Paclitaxel-mediated microtubule stabilization regulates flexor tendon repair in rats.

AIMS

Tendon healing is a considerable challenge in hand surgery, and the outcome depends on the function of tenocytes and homeostasis of the extracellular matrix. Although microtubule dynamics play crucial roles in various cellular processes, their function in tenocytes remains unknown. This study aimed to investigate the effects of microtubule-targeting agents (paclitaxel and vincristine) on tenocytes, focusing on their influence on tenocyte proliferation and extracellular matrix synthesis. The regulatory effects of microtubule polymerization on tendon healing were also evaluated in vivo.

METHODS

A total of 200 four-week-old female C57BL/6 mice were euthanized. Tenocytes were isolated from the flexor digitorum profundus tendons of the index, middle, and ring fingers of the hind paws. The tendon cells were exposed to various concentrations (0, 10, 25, 50, 100, and 200 nM) of paclitaxel or vincristine for 24, 48, 72, and 96 hours, respectively. A rat tendon injury model was established by transecting and repairing the flexor digitorum longus (FDL) tendon, and a paclitaxel-loaded GleMA hydrogel delivery system was applied locally.

RESULTS

We found that both paclitaxel-induced microtubule polymerization and vincristine-induced depolymerization increased the viability of tenocytes. However, only paclitaxel treatment facilitated cell proliferation and stimulated the reorganization of microtubules. Additionally, the expression of cyclin-dependent kinase 1 (CDK1), type III collagen (Col III), and matrix metalloproteinase-3 (MMP-3) was significantly higher when the cells were treated with paclitaxel rather than vincristine treatment.
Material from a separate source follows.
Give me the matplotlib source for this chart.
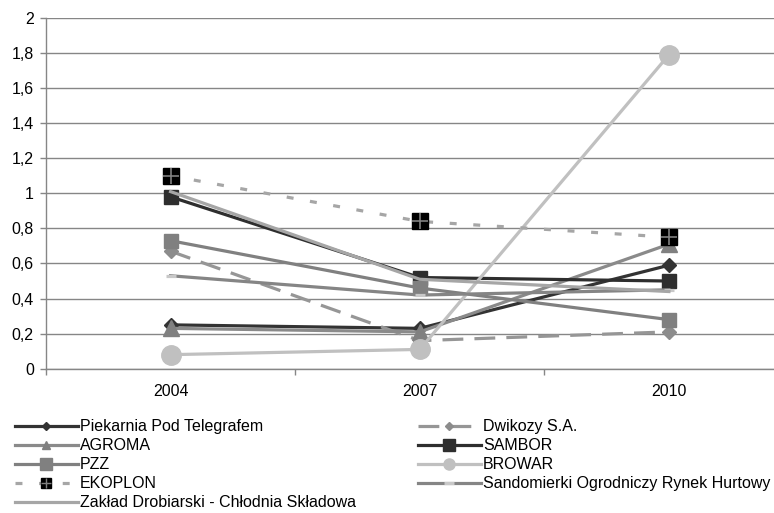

In vivo analysis study using a hydrogel-paclitaxel delivery system revealed significantly improved digit flexion function, increased expression of Col III and MMP-3, and enhanced tissue repair in a rat FDL tendon injury model.

CONCLUSION

Paclitaxel-mediated microtubule polymerization promotes tenocyte proliferation and extracellular matrix synthesis, ultimately improving tendon healing in a rat model of flexor tendon injury. These improvements were associated with elevated expression of Col III and MMP-3 in tenocytes.